▸ **INFORMATION SHOWN**
☆ ☆ ☆ ☆ ☆

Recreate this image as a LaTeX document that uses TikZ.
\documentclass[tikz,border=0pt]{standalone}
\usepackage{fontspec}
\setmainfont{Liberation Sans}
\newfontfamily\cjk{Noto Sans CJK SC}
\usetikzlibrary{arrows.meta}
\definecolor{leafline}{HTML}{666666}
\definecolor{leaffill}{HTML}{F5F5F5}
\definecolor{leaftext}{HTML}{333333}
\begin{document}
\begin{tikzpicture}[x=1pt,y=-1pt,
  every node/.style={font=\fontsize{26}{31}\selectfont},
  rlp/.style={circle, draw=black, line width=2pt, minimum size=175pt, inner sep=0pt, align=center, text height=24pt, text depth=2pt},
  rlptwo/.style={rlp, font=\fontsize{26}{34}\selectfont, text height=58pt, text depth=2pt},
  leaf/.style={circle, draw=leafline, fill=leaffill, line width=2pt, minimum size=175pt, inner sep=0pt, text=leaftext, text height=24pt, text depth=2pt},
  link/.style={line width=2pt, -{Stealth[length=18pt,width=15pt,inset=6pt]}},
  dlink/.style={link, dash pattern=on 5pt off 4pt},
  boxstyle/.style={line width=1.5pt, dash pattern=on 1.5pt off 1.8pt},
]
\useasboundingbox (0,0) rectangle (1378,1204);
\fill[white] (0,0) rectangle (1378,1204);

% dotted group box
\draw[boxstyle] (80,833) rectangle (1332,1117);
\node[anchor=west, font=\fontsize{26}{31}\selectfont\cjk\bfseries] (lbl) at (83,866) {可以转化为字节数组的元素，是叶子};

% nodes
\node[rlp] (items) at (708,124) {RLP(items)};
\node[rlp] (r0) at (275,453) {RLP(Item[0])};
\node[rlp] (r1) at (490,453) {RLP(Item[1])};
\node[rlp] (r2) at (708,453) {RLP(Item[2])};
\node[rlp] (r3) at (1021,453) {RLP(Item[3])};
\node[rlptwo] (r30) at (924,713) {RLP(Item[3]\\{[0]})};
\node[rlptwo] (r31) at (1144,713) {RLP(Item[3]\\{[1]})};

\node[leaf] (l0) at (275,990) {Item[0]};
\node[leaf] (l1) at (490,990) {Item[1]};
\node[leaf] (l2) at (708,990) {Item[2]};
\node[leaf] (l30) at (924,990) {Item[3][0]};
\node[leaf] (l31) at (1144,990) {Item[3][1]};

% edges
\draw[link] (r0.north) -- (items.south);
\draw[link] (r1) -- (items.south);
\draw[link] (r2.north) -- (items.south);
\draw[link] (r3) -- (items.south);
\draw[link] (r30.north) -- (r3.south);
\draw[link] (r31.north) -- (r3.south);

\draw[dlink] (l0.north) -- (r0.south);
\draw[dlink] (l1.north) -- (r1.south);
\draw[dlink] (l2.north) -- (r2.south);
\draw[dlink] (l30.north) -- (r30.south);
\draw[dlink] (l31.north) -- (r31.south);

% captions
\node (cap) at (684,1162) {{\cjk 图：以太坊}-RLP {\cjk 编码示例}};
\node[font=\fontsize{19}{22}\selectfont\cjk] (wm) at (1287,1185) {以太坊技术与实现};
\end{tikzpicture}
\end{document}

☆ ☆ ☆ ☆ ☆

▸ **YOUR INSTRUCTIONS**
All of the data shown above must be copied exactly.

▸ **FULL SOLUTION**
Recreate this image as a LaTeX document that uses TikZ.
\documentclass[tikz,border=0pt]{standalone}
\usepackage{fontspec}
\setmainfont{Liberation Sans}
\newfontfamily\cjk{Noto Sans CJK SC}
\usetikzlibrary{arrows.meta}
\definecolor{leafline}{HTML}{666666}
\definecolor{leaffill}{HTML}{F5F5F5}
\definecolor{leaftext}{HTML}{333333}
\begin{document}
\begin{tikzpicture}[x=1pt,y=-1pt,
  every node/.style={font=\fontsize{26}{31}\selectfont},
  rlp/.style={circle, draw=black, line width=2pt, minimum size=175pt, inner sep=0pt, align=center, text height=24pt, text depth=2pt},
  rlptwo/.style={rlp, font=\fontsize{26}{34}\selectfont, text height=58pt, text depth=2pt},
  leaf/.style={circle, draw=leafline, fill=leaffill, line width=2pt, minimum size=175pt, inner sep=0pt, text=leaftext, text height=24pt, text depth=2pt},
  link/.style={line width=2pt, -{Stealth[length=18pt,width=15pt,inset=6pt]}},
  dlink/.style={link, dash pattern=on 5pt off 4pt},
  boxstyle/.style={line width=1.5pt, dash pattern=on 1.5pt off 1.8pt},
]
\useasboundingbox (0,0) rectangle (1378,1204);
\fill[white] (0,0) rectangle (1378,1204);

% dotted group box
\draw[boxstyle] (80,833) rectangle (1332,1117);
\node[anchor=west, font=\fontsize{26}{31}\selectfont\cjk\bfseries] (lbl) at (83,866) {可以转化为字节数组的元素，是叶子};

% nodes
\node[rlp] (items) at (708,124) {RLP(items)};
\node[rlp] (r0) at (275,453) {RLP(Item[0])};
\node[rlp] (r1) at (490,453) {RLP(Item[1])};
\node[rlp] (r2) at (708,453) {RLP(Item[2])};
\node[rlp] (r3) at (1021,453) {RLP(Item[3])};
\node[rlptwo] (r30) at (924,713) {RLP(Item[3]\\{[0]})};
\node[rlptwo] (r31) at (1144,713) {RLP(Item[3]\\{[1]})};

\node[leaf] (l0) at (275,990) {Item[0]};
\node[leaf] (l1) at (490,990) {Item[1]};
\node[leaf] (l2) at (708,990) {Item[2]};
\node[leaf] (l30) at (924,990) {Item[3][0]};
\node[leaf] (l31) at (1144,990) {Item[3][1]};

% edges
\draw[link] (r0.north) -- (items.south);
\draw[link] (r1) -- (items.south);
\draw[link] (r2.north) -- (items.south);
\draw[link] (r3) -- (items.south);
\draw[link] (r30.north) -- (r3.south);
\draw[link] (r31.north) -- (r3.south);

\draw[dlink] (l0.north) -- (r0.south);
\draw[dlink] (l1.north) -- (r1.south);
\draw[dlink] (l2.north) -- (r2.south);
\draw[dlink] (l30.north) -- (r30.south);
\draw[dlink] (l31.north) -- (r31.south);

% captions
\node (cap) at (684,1162) {{\cjk 图：以太坊}-RLP {\cjk 编码示例}};
\node[font=\fontsize{19}{22}\selectfont\cjk] (wm) at (1287,1185) {以太坊技术与实现};
\end{tikzpicture}
\end{document}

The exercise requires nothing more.